The International Federation of Journalists (IFJ) joins the Federation of Nepali Journalists (FNJ) in condemning the detention of 45 journalists in the capital city of Kathmandu by Nepal Police on July 1, 2014.

Police arrested the journalists from the premises of the Ministry of Finance where they were staging a peaceful sit-in to demand the government pay for public welfare advertisements. The government, through the Department of Information, submits public welfare advertisements to media outlets under a quota system.

The journalists were eventually released after seven hours of detention.

Those detained included the FNJ’s Central Committee members Ishwori Wagle, Ramhari Silwal and Raju Lama and the district presidents of Kathmandu, Lalitpur and Bhaktapur districts.

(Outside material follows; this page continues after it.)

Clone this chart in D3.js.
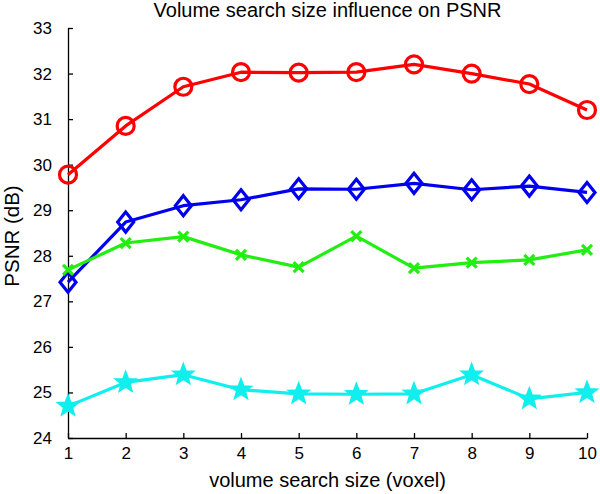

A delegation led by FNJ president Dr Mahendra Bista, general secretary Ujir Magar and secretary Sangita Lama met with the Minister for Information and Communication Dr Minendra Rijal and the Minister for Finance Dr Ram Sharan Mahat after the incident to express their concerns at the detention of the journalists.

The FNJ also demanded that the government pay the publications for the advertisements at the increased rate that agreed upon in August 2013.

The IFJ said: “Detention of journalists staging a peaceful sit-in is an undemocratic move by the state. Journalists hold the same constitutional and fundamental human rights as any other citizen in the country, and so they should be entitled to peacefully exercise all those rights.”

The IFJ added: “We request the government support media development in the country which is going through transitional period, with a view to strengthening democracy. We urge the government of Nepal to consider the demands put forward by the journalists and pay the money that is owed. Media outlets and the journalists they employ can only survive through earning income – withholding desperately-needed advertising revenue after having agreed almost a year ago to pay the increased rate is stifling press freedom in Nepal and causing genuine hardship.”